Other privatised water companies have also rewarded their shareholders well. A University of Greenwich study found that the industry made about £18bn in pre-tax profits over the past decade, and paid almost the same amount in dividends.
Cheap debt, according to critics including the former infrastructure banker Martin Blaiklock, has been used to drive returns to the companies' owners, rather than cut customers' bills.
Claims of excessive returns have given wings to Labour's plans to return the industry to state control. John McDonnell, the shadow chancellor, told the BBC a Labour administration would compensate the industry's owners by offering them government bonds - IOUs that pay a fixed interest rate every year until maturity - in exchange for their shares. Clement Attlee's post-war Labour government used the same mechanism to renationalise the railways.
A study by the Social Market Foundation think-tank found that taking the water industry back into public ownership could cost as much as £90bn if the shares were valued as they would be in a conventional business deal. Mr McDonnell said the study had been paid for by water companies, and that the amount paid in compensation would be set by Parliament.
Water was one of the last of Margaret Thatcher's big privatisations. The 10 big regional water authorities - of which Thames Water was the largest - were sold in 1989. Sixteen smaller water providers were already in private hands.
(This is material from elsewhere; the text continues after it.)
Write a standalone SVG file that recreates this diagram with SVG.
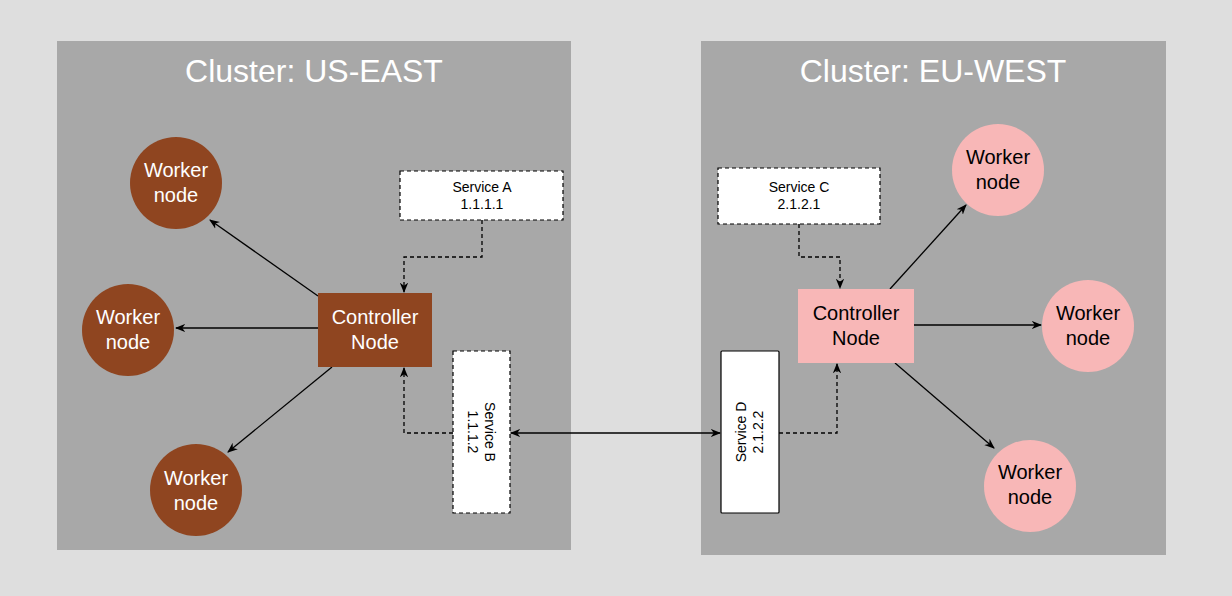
<svg xmlns="http://www.w3.org/2000/svg" width="1232" height="596" viewBox="0 0 1232 596">
<defs>
<marker id="a" viewBox="0 0 10 10" refX="9" refY="5" markerWidth="8" markerHeight="8" orient="auto-start-reverse"><path d="M0,1 L10,5 L0,9 L3,5 Z" fill="#000"/></marker>
</defs>
<style>
text{font-family:"Liberation Sans",Arial,sans-serif;text-anchor:middle}
.t{fill:#fff;font-size:32px}
.w{fill:#fff;font-size:20px}
.p{fill:#000;font-size:20px}
.s{fill:#000;font-size:14px}
.b{fill:#8f4520}
.k{fill:#f8b7b7}
.c{stroke:#000;stroke-width:1.3;fill:none;marker-end:url(#a)}
.d{stroke-dasharray:4 3}
.svc{fill:#fff;stroke:#000;stroke-width:1.2}
</style>
<rect width="1232" height="596" fill="#dedede"/>
<g id="us-east"><rect x="57" y="41" width="514" height="509" fill="#a8a8a8"/><text class="t" x="314" y="82">Cluster: US-EAST</text></g>
<g id="eu-west"><rect x="701" y="41" width="465" height="514" fill="#a8a8a8"/><text class="t" x="933" y="82">Cluster: EU-WEST</text></g>
<g id="connectors">
<path class="c" d="M318,296 L210,220"/>
<path class="c" d="M318,328 L176,328"/>
<path class="c" d="M332,367 L228,452"/>
<path class="c" d="M890,289 L966,205"/>
<path class="c" d="M914,325 L1041,325"/>
<path class="c" d="M895,363 L994,448"/>
<path class="c d" d="M482,220 V257 H404 V292"/>
<path class="c d" d="M453,433 H404 V368"/>
<path class="c d" d="M799,224 V257 H840 V288"/>
<path class="c d" d="M779,433 H837 V364"/>
<path class="c" d="M511,433 H720" marker-start="url(#a)"/>
</g>
<g id="us-w1"><circle class="b" cx="176" cy="183" r="46"/><text class="w" x="176" y="177">Worker</text><text class="w" x="176" y="202">node</text></g>
<g id="us-w2"><circle class="b" cx="128" cy="330" r="46"/><text class="w" x="128" y="324">Worker</text><text class="w" x="128" y="349">node</text></g>
<g id="us-w3"><circle class="b" cx="196" cy="490" r="46"/><text class="w" x="196" y="485">Worker</text><text class="w" x="196" y="510">node</text></g>
<g id="us-ctrl"><rect class="b" x="318" y="293" width="114" height="74"/><text class="w" x="375" y="324">Controller</text><text class="w" x="375" y="349">Node</text></g>
<g id="svc-a"><rect class="svc d" x="400" y="171" width="163" height="49"/><text class="s" x="482" y="192">Service A</text><text class="s" x="482" y="209">1.1.1.1</text></g>
<g id="svc-b"><rect class="svc d" x="453" y="351" width="57" height="162"/><text class="s" transform="translate(481,432) rotate(90)"><tspan x="0" y="-4">Service B</tspan><tspan x="0" y="13">1.1.1.2</tspan></text></g>
<g id="eu-ctrl"><rect class="k" x="798" y="289" width="116" height="74"/><text class="p" x="856" y="320">Controller</text><text class="p" x="856" y="345">Node</text></g>
<g id="svc-c"><rect class="svc d" x="718" y="168" width="162" height="56"/><text class="s" x="799" y="192">Service C</text><text class="s" x="799" y="209">2.1.2.1</text></g>
<g id="svc-d"><rect class="svc" x="721" y="351" width="58" height="162" rx="1"/><text class="s" transform="translate(750,432) rotate(-90)"><tspan x="0" y="-4">Service D</tspan><tspan x="0" y="13">2.1.2.2</tspan></text></g>
<g id="eu-w1"><circle class="k" cx="998" cy="170" r="46"/><text class="p" x="998" y="164">Worker</text><text class="p" x="998" y="189">node</text></g>
<g id="eu-w2"><circle class="k" cx="1088" cy="326" r="46"/><text class="p" x="1088" y="320">Worker</text><text class="p" x="1088" y="345">node</text></g>
<g id="eu-w3"><circle class="k" cx="1030" cy="486" r="46"/><text class="p" x="1030" y="479">Worker</text><text class="p" x="1030" y="504">node</text></g>
</svg>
However, Scotland's water industry remained under state control.
The water companies were monopolies, so to prevent profiteering and poor service, regulators were set up to keep them in check. The Drinking Water Inspectorate had to ensure that water supplies were good quality, and the Office of Water Services (Ofwat) was the economic regulator, with the dual task of encouraging investment and keeping prices low.
The water sell-off was partly the result of ideology: Thatcher and other Conservative leaders believed the privatisations of industries such as water, aerospace, energy and telecommunications would break the power of unions and reinvigorate the economy, However, it also allowed the government to sidestep some pressing and large bills for upgrading the UK's water infrastructure.
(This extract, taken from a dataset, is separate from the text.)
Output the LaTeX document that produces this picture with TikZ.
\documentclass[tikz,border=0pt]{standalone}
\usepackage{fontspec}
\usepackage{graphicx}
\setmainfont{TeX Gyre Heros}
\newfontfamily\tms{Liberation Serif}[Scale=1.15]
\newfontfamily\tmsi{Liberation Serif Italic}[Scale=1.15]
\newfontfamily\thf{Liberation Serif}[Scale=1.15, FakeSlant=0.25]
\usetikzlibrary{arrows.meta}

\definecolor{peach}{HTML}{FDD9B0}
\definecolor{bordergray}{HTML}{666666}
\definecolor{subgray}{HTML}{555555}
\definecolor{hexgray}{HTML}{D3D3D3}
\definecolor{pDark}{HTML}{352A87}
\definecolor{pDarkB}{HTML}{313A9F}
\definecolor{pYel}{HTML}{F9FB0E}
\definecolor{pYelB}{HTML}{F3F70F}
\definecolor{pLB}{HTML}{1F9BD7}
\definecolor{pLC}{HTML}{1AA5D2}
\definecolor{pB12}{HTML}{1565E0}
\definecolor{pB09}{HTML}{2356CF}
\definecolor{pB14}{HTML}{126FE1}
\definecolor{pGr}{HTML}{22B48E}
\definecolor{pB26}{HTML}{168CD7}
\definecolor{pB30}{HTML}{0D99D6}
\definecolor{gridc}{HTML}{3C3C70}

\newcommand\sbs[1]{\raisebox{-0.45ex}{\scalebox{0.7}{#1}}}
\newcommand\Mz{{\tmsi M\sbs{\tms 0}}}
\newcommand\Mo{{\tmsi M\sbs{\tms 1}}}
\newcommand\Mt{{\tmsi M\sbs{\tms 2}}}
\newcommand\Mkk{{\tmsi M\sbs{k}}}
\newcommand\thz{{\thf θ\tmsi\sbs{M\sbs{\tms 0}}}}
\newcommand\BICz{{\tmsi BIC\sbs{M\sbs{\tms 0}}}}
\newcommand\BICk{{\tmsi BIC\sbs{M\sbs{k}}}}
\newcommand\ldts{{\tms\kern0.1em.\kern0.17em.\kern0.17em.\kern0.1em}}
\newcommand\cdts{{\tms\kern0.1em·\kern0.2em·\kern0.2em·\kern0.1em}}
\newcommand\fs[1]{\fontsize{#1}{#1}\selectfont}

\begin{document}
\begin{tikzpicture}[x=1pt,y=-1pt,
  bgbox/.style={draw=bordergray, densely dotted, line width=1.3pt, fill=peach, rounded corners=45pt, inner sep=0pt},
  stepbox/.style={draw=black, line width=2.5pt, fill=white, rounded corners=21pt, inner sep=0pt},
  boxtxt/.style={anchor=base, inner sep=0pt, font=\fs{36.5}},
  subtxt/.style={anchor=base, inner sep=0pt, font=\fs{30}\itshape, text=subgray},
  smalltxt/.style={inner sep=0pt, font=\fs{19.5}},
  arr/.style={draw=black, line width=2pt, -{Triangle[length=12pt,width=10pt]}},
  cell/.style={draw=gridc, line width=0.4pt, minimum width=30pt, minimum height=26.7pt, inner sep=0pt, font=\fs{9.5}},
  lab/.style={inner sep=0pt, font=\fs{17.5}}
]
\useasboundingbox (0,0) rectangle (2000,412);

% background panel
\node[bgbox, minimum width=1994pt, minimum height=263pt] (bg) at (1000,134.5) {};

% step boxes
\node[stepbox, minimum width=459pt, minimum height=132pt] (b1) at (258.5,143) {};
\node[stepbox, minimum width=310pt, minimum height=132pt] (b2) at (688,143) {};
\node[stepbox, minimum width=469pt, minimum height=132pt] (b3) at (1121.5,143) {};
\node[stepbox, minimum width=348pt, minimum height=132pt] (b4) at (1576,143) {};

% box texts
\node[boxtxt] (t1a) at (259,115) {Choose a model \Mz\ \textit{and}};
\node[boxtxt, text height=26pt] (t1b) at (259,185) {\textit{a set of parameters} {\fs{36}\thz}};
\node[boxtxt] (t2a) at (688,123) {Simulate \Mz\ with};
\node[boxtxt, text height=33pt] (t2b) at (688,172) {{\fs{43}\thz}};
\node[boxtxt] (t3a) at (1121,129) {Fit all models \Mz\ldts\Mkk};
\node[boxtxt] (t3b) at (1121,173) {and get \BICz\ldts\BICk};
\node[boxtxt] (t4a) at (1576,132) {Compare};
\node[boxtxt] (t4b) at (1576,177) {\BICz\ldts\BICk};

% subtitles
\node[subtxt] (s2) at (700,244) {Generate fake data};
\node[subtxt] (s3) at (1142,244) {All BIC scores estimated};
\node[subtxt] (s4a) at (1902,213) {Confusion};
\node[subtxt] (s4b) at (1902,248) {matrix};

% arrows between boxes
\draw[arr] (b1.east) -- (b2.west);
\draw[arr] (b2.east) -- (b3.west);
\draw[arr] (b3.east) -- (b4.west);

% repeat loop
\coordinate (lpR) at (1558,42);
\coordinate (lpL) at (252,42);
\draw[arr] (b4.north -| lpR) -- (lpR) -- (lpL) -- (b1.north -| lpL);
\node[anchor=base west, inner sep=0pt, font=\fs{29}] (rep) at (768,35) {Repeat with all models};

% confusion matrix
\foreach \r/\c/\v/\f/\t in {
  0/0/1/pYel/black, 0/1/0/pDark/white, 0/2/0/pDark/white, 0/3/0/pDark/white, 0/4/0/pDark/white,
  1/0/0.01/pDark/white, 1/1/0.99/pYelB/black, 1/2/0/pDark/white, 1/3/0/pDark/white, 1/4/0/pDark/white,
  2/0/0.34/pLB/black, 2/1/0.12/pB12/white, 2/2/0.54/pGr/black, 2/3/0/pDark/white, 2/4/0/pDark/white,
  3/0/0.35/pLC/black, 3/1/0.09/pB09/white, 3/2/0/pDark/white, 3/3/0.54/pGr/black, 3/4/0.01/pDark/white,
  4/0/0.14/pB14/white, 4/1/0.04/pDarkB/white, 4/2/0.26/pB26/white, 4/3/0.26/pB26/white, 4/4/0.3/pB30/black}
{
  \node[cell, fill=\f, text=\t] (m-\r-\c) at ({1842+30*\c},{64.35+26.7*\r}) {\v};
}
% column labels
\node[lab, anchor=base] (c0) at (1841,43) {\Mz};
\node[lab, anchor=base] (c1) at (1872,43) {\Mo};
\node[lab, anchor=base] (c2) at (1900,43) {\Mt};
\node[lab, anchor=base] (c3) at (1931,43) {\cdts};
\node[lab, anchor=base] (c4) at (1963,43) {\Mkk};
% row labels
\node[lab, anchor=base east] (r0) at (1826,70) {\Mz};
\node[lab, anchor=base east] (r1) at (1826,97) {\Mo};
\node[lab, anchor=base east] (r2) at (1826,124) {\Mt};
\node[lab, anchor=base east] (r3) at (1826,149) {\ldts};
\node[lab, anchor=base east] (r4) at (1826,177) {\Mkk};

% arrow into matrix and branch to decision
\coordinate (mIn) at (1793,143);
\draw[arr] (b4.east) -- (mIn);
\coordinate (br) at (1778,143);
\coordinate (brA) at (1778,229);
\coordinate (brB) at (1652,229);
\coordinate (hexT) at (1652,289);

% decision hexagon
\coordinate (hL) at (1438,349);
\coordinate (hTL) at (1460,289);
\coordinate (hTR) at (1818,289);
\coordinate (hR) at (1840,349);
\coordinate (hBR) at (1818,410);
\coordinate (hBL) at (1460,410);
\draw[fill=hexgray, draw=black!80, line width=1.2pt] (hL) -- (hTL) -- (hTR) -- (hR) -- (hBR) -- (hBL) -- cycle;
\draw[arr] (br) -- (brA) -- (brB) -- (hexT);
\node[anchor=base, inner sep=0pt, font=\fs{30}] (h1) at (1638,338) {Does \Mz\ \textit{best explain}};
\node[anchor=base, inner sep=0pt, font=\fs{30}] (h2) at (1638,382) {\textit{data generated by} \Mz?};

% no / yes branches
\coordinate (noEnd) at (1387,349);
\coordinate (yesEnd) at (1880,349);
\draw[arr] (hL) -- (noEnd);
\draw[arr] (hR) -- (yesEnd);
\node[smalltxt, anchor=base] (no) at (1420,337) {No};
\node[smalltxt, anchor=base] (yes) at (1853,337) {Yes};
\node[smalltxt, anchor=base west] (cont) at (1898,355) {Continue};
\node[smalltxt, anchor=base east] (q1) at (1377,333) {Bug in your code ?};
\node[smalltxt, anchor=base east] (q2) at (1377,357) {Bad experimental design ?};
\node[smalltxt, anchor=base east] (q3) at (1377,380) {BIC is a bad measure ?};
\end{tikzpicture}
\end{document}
Sir Ian Byatt, the first head of Ofwat, said that plans for investment a decade earlier had been stalled by the 1976 sterling crisis. After decades of economic weakness following the Second World War, Britain approached the International Monetary Fund for emergency loans and was forced to impose big cuts to public spending in return. "All that spending had to be put on hold, so by the time of privatisation there was a big backlog to make up, and new rules on cleaner beaches and water standards were coming from Europe," Sir Ian said.
The regulator assesses investment plans every five years. After allowing for a return on that investment and efficiencies, it sets prices. Critics such as Mr Blaiklock say that Ofwat has missed the transformative power of the cheap debt available after the financial crisis.
The regulator can only take action over a company's finances if it loses its investment-grade credit rating. Low borrowing costs have let the water companies load up with debt, pay dividends and make investments, all without endangering their credit rating.
The government is weighing changes to the regulatory set-up. Michael Gove, the Environment Secretary, said he had asked Ofwat to consider what he called "public concerns" over offshore corporate structures and allegations of profiteering: "What I am saying is that if Ofwat thinks it needs new powers, I've got their back."
Ofwat, however, has indicated it is not considering any new financial rules for water companies. Rachel Fletcher, its chief executive, told the BBC a cap on dividends - one measure urged by Sir Ian, for example - was not under consideration.
Instead, she said, Ofwat was likely to set tougher targets in the upcoming five-year review, and force companies to make more information publicly available on executive pay, corporate governance and payments to shareholders.